** WRITTEN EXERCISE **
Reproduce all the material exactly, minus any pictures it holds.

*** COLLECTED MATERIAL

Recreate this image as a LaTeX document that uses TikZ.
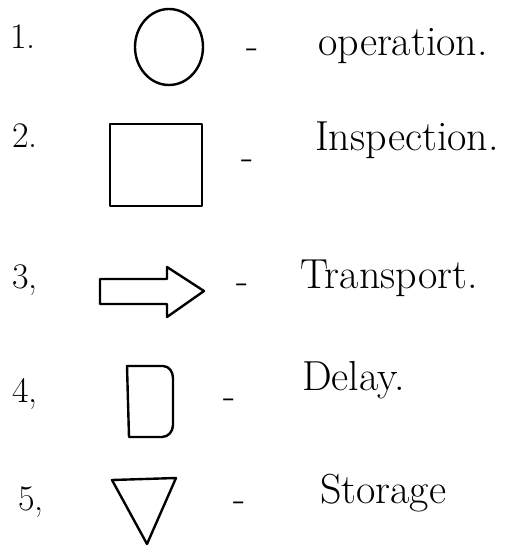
\documentclass[tikz,border=0pt]{standalone}
\usetikzlibrary{calc}
\tikzset{
  symbol/.style={line width=2.4pt,line join=round,line cap=round},
  itemnum/.style={anchor=base west,inner sep=0pt,font=\fontsize{36}{40}\selectfont},
  itemtext/.style={anchor=base west,inner sep=0pt,font=\fontsize{42}{46}\selectfont},
  itemdash/.style={anchor=base,inner sep=0pt,font=\fontsize{40}{44}\selectfont}
}

\begin{document}
\begin{tikzpicture}[x=1pt,y=-1pt]
  \pgfmathsetmacro{\DashX}{244};
  \useasboundingbox (0,0) rectangle (512,546);
  % 
  \node[itemnum] (n1) at (10,48) {1.};
  \draw[symbol] (169,47) ellipse [x radius=34,y radius=38];
  \node[itemdash] (d1) at (\DashX+9,58) {-};
  \node[itemtext] (t1) at (318,55) {operation.};
  % 
  \node[itemnum] (n2) at (12,147) {2.};
  \draw[symbol] (110,124) rectangle (202,206);
  \node[itemdash] (d2) at (\DashX+4,169) {-};
  \node[itemtext] (t2) at (315,150) {Inspection.};
  % 
  \node[itemnum] (n3) at (12,288) {3,};
  \draw[symbol] (100,279) -- (167,279) -- (167,267) -- (204,291) -- (167,317) -- (167,304) -- (100,304) -- cycle;
  \node[itemdash] (d3) at (\DashX-1,293) {-};
  \node[itemtext] (t3) at (300,288) {Transport.};
  % 
  \node[itemnum] (n4) at (12,402) {4,};
  \draw[symbol] (127,366) -- (163,366) to[out=0,in=90] (173,378) -- (173,425)
    to[out=-90,in=0] (162,437) -- (129,437) -- cycle;
  \node[itemdash] (d4) at (\DashX-14,408) {-};
  \node[itemtext] (t4) at (302,390) {Delay.};
  % 
  \node[itemnum] (n5) at (18,510) {5,};
  \draw[symbol] (112,480) -- (176,478) -- (147,544) -- cycle;
  \node[itemdash] (d5) at (\DashX-4,511) {-};
  \node[itemtext] (t5) at (320,503) {Storage};
\end{tikzpicture}
\end{document}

******

** OUTPUT OF THE TASK **
Recreate this image as a LaTeX document that uses TikZ.
\documentclass[tikz,border=0pt]{standalone}
\usetikzlibrary{calc}
\tikzset{
  symbol/.style={line width=2.4pt,line join=round,line cap=round},
  itemnum/.style={anchor=base west,inner sep=0pt,font=\fontsize{36}{40}\selectfont},
  itemtext/.style={anchor=base west,inner sep=0pt,font=\fontsize{42}{46}\selectfont},
  itemdash/.style={anchor=base,inner sep=0pt,font=\fontsize{40}{44}\selectfont}
}

\begin{document}
\begin{tikzpicture}[x=1pt,y=-1pt]
  \pgfmathsetmacro{\DashX}{244};
  \useasboundingbox (0,0) rectangle (512,546);
  % 
  \node[itemnum] (n1) at (10,48) {1.};
  \draw[symbol] (169,47) ellipse [x radius=34,y radius=38];
  \node[itemdash] (d1) at (\DashX+9,58) {-};
  \node[itemtext] (t1) at (318,55) {operation.};
  % 
  \node[itemnum] (n2) at (12,147) {2.};
  \draw[symbol] (110,124) rectangle (202,206);
  \node[itemdash] (d2) at (\DashX+4,169) {-};
  \node[itemtext] (t2) at (315,150) {Inspection.};
  % 
  \node[itemnum] (n3) at (12,288) {3,};
  \draw[symbol] (100,279) -- (167,279) -- (167,267) -- (204,291) -- (167,317) -- (167,304) -- (100,304) -- cycle;
  \node[itemdash] (d3) at (\DashX-1,293) {-};
  \node[itemtext] (t3) at (300,288) {Transport.};
  % 
  \node[itemnum] (n4) at (12,402) {4,};
  \draw[symbol] (127,366) -- (163,366) to[out=0,in=90] (173,378) -- (173,425)
    to[out=-90,in=0] (162,437) -- (129,437) -- cycle;
  \node[itemdash] (d4) at (\DashX-14,408) {-};
  \node[itemtext] (t4) at (302,390) {Delay.};
  % 
  \node[itemnum] (n5) at (18,510) {5,};
  \draw[symbol] (112,480) -- (176,478) -- (147,544) -- cycle;
  \node[itemdash] (d5) at (\DashX-4,511) {-};
  \node[itemtext] (t5) at (320,503) {Storage};
\end{tikzpicture}
\end{document}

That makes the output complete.